Het tweede signaal was als een luide stoot op een hoorn, die het oprichten van de esoterische school bekendmaakte, voorgesteld als een rechtstreeks gevolg van de inspanningen van het tijdschrift, geleid door Butler, en met Vidya-Nyaka op geheimzinnige afstand met een verzameling onzinnige letters achter zijn naam. De echte naam van Vidya-N. is Ohmart, en hij is bekend aan velen in Boston die zijn streken hebben meegemaakt vóór Butler met hem ging samenwerken. Vóór die tijd stelde Ohmart zich ermee tevreden om op een puur zakelijke manier met mensen om te gaan, maar toen hij met Butler ging samenwerken speelde hij in op de goedgelovigheid van tot mystiek geneigde mensen die oprecht de wens koesterden om de dingen van de geest te leren kennen, en dwaas genoeg dachten dat er achter de aanspraken van dit tweetal grote kennis en wijsheid verborgen lagen.

Aan dit alles kwam snel een einde door een schokkende ontmaskering in de N.Y. World, Boston Globe en Herald, en de Philadelphia Enquirer. Het ergste hiervan was dat de pers de Theosophical Society erbij haalde, geheel zonder reden, en alleen op basis van Butlers theosofische aanspraken; en nu denken honderden mensen dat de ontmaskering een ontmaskering van oplichterij door ons was. Zo zijn de feiten; luister nu naar het karma:

Butler en al zijn bondgenoten hebben de Theosophical Society tot op zekere hoogte benadeeld en de Nemesis in de vorm van de onveranderlijke wet van karma zal hem achtervolgen, totdat de volledige gevolgen ervan zijn ondervonden en schadeloosstelling is gegeven. We hebben geen behoefte aan gezworen fanatici om wraak te nemen. Die zal volgen, hoe dan ook, omdat achter de Theosophical Society een grote kracht staat die wetmatig en door middel van de wil werkt en niet op basis van geld. Geen rijkdommen kunnen haar gunsten kopen, noch voorkomen dat ze zowel de leden van de Theosophical Society als haar vijanden onder haar hoede neemt.

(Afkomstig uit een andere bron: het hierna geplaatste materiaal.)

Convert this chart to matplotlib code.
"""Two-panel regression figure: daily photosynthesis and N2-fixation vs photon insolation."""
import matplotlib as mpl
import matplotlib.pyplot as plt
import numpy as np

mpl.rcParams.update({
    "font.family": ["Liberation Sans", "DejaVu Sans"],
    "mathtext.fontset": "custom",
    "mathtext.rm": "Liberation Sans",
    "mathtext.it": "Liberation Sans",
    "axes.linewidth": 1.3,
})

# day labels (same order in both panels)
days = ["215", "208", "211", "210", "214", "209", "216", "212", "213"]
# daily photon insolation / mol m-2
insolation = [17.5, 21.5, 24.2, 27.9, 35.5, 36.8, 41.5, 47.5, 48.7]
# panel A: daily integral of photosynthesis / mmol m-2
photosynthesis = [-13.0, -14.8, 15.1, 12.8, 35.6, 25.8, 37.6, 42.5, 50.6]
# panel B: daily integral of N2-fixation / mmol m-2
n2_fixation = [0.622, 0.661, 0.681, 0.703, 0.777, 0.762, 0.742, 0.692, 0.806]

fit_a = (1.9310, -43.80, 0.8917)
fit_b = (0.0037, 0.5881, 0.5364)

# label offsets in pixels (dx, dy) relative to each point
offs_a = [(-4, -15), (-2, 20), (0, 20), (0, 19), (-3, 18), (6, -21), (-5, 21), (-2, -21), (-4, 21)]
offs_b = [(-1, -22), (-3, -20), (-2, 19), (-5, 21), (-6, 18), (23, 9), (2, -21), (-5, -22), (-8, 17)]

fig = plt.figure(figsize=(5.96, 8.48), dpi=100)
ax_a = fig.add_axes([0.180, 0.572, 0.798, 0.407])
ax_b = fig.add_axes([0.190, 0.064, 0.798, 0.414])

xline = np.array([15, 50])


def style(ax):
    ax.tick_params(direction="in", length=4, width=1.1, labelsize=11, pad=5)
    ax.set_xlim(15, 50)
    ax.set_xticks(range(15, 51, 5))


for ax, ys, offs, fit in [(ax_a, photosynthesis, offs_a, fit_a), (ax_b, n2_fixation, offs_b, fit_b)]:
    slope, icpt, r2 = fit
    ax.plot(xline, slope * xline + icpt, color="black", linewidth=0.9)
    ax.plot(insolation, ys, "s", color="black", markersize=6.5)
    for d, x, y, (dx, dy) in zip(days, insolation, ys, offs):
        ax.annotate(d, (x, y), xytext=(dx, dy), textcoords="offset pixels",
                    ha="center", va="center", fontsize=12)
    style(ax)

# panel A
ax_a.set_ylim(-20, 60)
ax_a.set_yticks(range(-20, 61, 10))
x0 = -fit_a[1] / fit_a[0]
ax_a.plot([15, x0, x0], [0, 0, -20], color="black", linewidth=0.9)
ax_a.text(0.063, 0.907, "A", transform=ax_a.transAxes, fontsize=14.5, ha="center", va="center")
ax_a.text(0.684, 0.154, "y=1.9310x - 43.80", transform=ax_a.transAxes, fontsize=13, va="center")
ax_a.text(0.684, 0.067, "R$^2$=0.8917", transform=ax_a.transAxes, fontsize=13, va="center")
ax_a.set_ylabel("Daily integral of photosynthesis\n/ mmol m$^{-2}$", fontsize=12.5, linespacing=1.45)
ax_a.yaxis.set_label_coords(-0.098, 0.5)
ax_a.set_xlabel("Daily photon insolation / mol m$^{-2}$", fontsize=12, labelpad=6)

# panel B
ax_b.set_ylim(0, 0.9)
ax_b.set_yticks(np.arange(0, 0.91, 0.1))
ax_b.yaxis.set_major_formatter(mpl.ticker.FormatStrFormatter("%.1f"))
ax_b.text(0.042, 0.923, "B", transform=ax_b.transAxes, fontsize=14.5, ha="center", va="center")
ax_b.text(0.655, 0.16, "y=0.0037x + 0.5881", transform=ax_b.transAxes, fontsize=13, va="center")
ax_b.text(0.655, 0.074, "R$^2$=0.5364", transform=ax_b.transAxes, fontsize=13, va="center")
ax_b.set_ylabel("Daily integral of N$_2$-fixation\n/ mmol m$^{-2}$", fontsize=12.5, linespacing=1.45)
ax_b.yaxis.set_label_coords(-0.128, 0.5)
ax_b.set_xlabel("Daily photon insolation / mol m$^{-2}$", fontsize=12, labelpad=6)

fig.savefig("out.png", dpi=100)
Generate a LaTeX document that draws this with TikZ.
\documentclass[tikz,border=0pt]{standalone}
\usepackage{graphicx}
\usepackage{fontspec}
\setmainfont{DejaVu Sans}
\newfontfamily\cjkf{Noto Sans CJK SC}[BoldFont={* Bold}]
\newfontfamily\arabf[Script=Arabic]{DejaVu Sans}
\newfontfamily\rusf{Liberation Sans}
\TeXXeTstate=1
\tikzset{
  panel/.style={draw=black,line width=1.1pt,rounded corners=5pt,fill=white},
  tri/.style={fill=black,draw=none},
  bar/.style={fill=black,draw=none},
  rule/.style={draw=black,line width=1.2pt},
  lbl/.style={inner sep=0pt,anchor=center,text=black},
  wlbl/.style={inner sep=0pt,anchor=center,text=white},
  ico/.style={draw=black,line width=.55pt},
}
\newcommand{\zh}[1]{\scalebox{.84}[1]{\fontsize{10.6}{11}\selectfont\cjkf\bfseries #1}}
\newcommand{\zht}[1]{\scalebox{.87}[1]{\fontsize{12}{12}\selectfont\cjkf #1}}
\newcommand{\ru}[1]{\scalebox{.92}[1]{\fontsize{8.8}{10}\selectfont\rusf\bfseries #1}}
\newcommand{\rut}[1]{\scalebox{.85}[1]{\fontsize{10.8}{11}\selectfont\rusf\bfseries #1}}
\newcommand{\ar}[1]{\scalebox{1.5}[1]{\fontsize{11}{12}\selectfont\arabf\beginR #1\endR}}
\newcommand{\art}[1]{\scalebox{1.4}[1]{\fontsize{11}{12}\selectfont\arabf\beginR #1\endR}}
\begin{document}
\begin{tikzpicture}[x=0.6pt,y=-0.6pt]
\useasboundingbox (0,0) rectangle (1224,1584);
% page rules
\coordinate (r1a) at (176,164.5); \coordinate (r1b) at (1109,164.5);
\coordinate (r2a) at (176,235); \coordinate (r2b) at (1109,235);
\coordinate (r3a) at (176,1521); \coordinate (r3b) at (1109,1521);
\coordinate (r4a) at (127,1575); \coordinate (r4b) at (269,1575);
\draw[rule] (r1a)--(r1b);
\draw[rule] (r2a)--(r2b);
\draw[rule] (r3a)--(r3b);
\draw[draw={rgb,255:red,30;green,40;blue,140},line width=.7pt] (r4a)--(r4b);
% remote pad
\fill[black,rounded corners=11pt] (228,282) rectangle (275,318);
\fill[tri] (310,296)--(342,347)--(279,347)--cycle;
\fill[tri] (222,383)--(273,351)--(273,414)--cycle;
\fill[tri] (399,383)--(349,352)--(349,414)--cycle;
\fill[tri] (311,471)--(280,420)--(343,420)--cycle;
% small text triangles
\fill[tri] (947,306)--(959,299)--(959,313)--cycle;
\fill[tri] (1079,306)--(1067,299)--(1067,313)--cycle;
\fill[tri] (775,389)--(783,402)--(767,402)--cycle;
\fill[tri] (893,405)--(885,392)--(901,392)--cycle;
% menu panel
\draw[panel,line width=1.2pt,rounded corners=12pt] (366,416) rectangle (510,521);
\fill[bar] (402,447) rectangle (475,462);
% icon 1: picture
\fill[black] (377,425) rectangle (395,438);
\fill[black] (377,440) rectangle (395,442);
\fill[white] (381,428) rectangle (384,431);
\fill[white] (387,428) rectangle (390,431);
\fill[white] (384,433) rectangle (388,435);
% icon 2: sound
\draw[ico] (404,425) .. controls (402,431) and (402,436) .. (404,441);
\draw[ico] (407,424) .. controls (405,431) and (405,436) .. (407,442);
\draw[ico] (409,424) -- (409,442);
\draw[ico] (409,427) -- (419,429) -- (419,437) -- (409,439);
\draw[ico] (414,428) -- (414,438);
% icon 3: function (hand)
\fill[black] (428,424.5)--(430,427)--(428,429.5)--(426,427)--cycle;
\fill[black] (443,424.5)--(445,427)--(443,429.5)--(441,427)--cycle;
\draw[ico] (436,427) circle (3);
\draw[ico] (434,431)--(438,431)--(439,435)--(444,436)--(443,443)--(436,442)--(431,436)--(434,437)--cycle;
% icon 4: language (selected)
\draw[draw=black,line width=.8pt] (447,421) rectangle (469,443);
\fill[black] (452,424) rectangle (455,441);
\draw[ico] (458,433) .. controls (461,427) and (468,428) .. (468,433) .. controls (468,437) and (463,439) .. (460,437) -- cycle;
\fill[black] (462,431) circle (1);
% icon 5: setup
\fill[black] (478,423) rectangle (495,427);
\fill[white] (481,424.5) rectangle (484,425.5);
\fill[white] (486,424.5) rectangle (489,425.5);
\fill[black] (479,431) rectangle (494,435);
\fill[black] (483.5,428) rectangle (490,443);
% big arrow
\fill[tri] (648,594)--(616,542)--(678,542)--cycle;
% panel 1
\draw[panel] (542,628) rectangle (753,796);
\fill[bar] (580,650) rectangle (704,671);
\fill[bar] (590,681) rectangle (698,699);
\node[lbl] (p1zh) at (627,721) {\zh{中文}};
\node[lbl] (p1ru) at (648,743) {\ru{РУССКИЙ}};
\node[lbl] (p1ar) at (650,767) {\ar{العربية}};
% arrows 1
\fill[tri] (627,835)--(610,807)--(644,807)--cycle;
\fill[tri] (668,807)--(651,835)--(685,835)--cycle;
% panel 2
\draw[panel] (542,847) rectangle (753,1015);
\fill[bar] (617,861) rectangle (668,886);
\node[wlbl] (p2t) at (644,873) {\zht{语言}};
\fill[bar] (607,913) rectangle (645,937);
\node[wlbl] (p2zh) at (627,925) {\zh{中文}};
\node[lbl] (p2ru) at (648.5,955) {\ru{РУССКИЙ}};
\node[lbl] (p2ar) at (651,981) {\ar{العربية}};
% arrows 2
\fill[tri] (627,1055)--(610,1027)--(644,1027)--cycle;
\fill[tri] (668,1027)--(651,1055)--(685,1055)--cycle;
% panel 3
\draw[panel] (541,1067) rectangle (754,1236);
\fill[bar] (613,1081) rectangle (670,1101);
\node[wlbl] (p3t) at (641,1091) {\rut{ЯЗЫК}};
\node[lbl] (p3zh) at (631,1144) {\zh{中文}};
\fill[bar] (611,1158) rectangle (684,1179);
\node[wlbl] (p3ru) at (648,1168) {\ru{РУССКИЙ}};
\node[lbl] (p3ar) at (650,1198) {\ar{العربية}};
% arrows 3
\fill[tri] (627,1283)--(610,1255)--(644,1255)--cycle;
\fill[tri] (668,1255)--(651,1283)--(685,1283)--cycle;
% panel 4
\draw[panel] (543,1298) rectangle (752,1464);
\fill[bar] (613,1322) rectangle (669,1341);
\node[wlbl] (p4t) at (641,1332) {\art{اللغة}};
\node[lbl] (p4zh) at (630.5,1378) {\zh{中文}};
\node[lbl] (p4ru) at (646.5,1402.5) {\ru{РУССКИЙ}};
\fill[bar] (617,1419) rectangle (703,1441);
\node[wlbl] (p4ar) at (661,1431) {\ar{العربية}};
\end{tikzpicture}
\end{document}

Deze mensen die het lef hadden om in Gods tempel te kopen en te verkopen zijn al getroffen door materiële schade en grote tegenslagen. En dezelfde Nemesis zal, maar misschien met minder hevigheid, al die leden van de Theosophical Society achtervolgen die in hun hart hebben gezegd: ‘Zie, hier is iemand die ons datgene te koop aanbiedt waarvan de adepten van de Theosophical Society zeggen dat het slechts door hard werken en onzelfzuchtige inspanning kan worden verkregen; laten we het bij hem kopen.’ Het is jammer voor beiden, maar er moeten ongetwijfeld lessen worden geleerd, en we hadden gedacht dat de les was geleerd toen de mysterieuze H.B. van L. [Hermetische Broederschap van Luxor] in onze gelederen kandidaten begon te werven en hen meekreeg die het niet op de juiste manier wilden proberen. We zijn nog niet aan het einde, het uur heeft nog niet geslagen, maar het zal komen. Laten we dus op karma vertrouwen en onze plicht vervullen.